(SUPPLIED INFORMATION):
══════
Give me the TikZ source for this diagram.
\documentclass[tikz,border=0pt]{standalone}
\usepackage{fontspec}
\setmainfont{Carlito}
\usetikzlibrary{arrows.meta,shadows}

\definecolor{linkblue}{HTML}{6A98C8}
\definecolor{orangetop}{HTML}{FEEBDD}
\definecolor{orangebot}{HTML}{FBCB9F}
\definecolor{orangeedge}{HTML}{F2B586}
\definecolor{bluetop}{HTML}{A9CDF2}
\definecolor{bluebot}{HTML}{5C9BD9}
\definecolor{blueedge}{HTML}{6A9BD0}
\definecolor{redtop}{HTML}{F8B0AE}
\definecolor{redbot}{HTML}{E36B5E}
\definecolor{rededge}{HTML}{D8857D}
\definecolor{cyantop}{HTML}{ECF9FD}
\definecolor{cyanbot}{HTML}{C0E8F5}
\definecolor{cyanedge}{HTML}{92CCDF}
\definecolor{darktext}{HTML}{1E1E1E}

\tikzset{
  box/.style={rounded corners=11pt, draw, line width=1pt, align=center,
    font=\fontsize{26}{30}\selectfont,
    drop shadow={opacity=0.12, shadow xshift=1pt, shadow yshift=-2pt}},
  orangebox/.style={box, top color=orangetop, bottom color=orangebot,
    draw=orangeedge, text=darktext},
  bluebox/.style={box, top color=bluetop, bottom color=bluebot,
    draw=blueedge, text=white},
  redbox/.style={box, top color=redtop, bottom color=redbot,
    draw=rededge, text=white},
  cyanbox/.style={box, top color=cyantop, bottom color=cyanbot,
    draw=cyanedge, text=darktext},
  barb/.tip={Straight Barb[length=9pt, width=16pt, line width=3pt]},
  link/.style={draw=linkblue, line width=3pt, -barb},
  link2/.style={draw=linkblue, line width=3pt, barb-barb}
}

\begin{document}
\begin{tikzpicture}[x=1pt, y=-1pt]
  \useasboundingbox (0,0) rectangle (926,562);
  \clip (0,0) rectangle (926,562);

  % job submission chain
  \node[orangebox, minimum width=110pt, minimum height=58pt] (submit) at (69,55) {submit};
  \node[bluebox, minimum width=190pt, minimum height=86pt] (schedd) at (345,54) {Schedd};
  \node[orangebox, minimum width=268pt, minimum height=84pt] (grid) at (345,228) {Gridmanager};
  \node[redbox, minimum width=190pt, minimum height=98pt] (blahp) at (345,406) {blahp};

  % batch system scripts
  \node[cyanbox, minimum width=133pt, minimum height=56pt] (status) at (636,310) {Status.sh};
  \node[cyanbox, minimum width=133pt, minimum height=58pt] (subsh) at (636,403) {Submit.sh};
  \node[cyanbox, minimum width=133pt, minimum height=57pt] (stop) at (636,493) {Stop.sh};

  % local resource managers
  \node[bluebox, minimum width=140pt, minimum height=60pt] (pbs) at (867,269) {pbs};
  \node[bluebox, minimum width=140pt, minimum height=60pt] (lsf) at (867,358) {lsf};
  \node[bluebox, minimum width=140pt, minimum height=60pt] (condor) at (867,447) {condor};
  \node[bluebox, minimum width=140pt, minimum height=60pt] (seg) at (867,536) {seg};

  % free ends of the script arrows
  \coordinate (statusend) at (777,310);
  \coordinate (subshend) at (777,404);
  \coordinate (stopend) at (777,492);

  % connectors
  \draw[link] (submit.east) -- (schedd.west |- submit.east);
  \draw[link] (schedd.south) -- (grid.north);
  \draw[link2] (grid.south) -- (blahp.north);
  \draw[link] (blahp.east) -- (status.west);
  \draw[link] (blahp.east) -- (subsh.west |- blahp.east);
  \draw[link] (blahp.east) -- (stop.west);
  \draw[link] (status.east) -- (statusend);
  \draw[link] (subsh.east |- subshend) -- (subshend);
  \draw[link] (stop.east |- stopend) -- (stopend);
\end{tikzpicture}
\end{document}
══════
(WHAT THIS TASK INVOLVES):
Word for word, restate all of the data shown above.

(PROBLEM SOLUTION):
Give me the TikZ source for this diagram.
\documentclass[tikz,border=0pt]{standalone}
\usepackage{fontspec}
\setmainfont{Carlito}
\usetikzlibrary{arrows.meta,shadows}

\definecolor{linkblue}{HTML}{6A98C8}
\definecolor{orangetop}{HTML}{FEEBDD}
\definecolor{orangebot}{HTML}{FBCB9F}
\definecolor{orangeedge}{HTML}{F2B586}
\definecolor{bluetop}{HTML}{A9CDF2}
\definecolor{bluebot}{HTML}{5C9BD9}
\definecolor{blueedge}{HTML}{6A9BD0}
\definecolor{redtop}{HTML}{F8B0AE}
\definecolor{redbot}{HTML}{E36B5E}
\definecolor{rededge}{HTML}{D8857D}
\definecolor{cyantop}{HTML}{ECF9FD}
\definecolor{cyanbot}{HTML}{C0E8F5}
\definecolor{cyanedge}{HTML}{92CCDF}
\definecolor{darktext}{HTML}{1E1E1E}

\tikzset{
  box/.style={rounded corners=11pt, draw, line width=1pt, align=center,
    font=\fontsize{26}{30}\selectfont,
    drop shadow={opacity=0.12, shadow xshift=1pt, shadow yshift=-2pt}},
  orangebox/.style={box, top color=orangetop, bottom color=orangebot,
    draw=orangeedge, text=darktext},
  bluebox/.style={box, top color=bluetop, bottom color=bluebot,
    draw=blueedge, text=white},
  redbox/.style={box, top color=redtop, bottom color=redbot,
    draw=rededge, text=white},
  cyanbox/.style={box, top color=cyantop, bottom color=cyanbot,
    draw=cyanedge, text=darktext},
  barb/.tip={Straight Barb[length=9pt, width=16pt, line width=3pt]},
  link/.style={draw=linkblue, line width=3pt, -barb},
  link2/.style={draw=linkblue, line width=3pt, barb-barb}
}

\begin{document}
\begin{tikzpicture}[x=1pt, y=-1pt]
  \useasboundingbox (0,0) rectangle (926,562);
  \clip (0,0) rectangle (926,562);

  % job submission chain
  \node[orangebox, minimum width=110pt, minimum height=58pt] (submit) at (69,55) {submit};
  \node[bluebox, minimum width=190pt, minimum height=86pt] (schedd) at (345,54) {Schedd};
  \node[orangebox, minimum width=268pt, minimum height=84pt] (grid) at (345,228) {Gridmanager};
  \node[redbox, minimum width=190pt, minimum height=98pt] (blahp) at (345,406) {blahp};

  % batch system scripts
  \node[cyanbox, minimum width=133pt, minimum height=56pt] (status) at (636,310) {Status.sh};
  \node[cyanbox, minimum width=133pt, minimum height=58pt] (subsh) at (636,403) {Submit.sh};
  \node[cyanbox, minimum width=133pt, minimum height=57pt] (stop) at (636,493) {Stop.sh};

  % local resource managers
  \node[bluebox, minimum width=140pt, minimum height=60pt] (pbs) at (867,269) {pbs};
  \node[bluebox, minimum width=140pt, minimum height=60pt] (lsf) at (867,358) {lsf};
  \node[bluebox, minimum width=140pt, minimum height=60pt] (condor) at (867,447) {condor};
  \node[bluebox, minimum width=140pt, minimum height=60pt] (seg) at (867,536) {seg};

  % free ends of the script arrows
  \coordinate (statusend) at (777,310);
  \coordinate (subshend) at (777,404);
  \coordinate (stopend) at (777,492);

  % connectors
  \draw[link] (submit.east) -- (schedd.west |- submit.east);
  \draw[link] (schedd.south) -- (grid.north);
  \draw[link2] (grid.south) -- (blahp.north);
  \draw[link] (blahp.east) -- (status.west);
  \draw[link] (blahp.east) -- (subsh.west |- blahp.east);
  \draw[link] (blahp.east) -- (stop.west);
  \draw[link] (status.east) -- (statusend);
  \draw[link] (subsh.east |- subshend) -- (subshend);
  \draw[link] (stop.east |- stopend) -- (stopend);
\end{tikzpicture}
\end{document}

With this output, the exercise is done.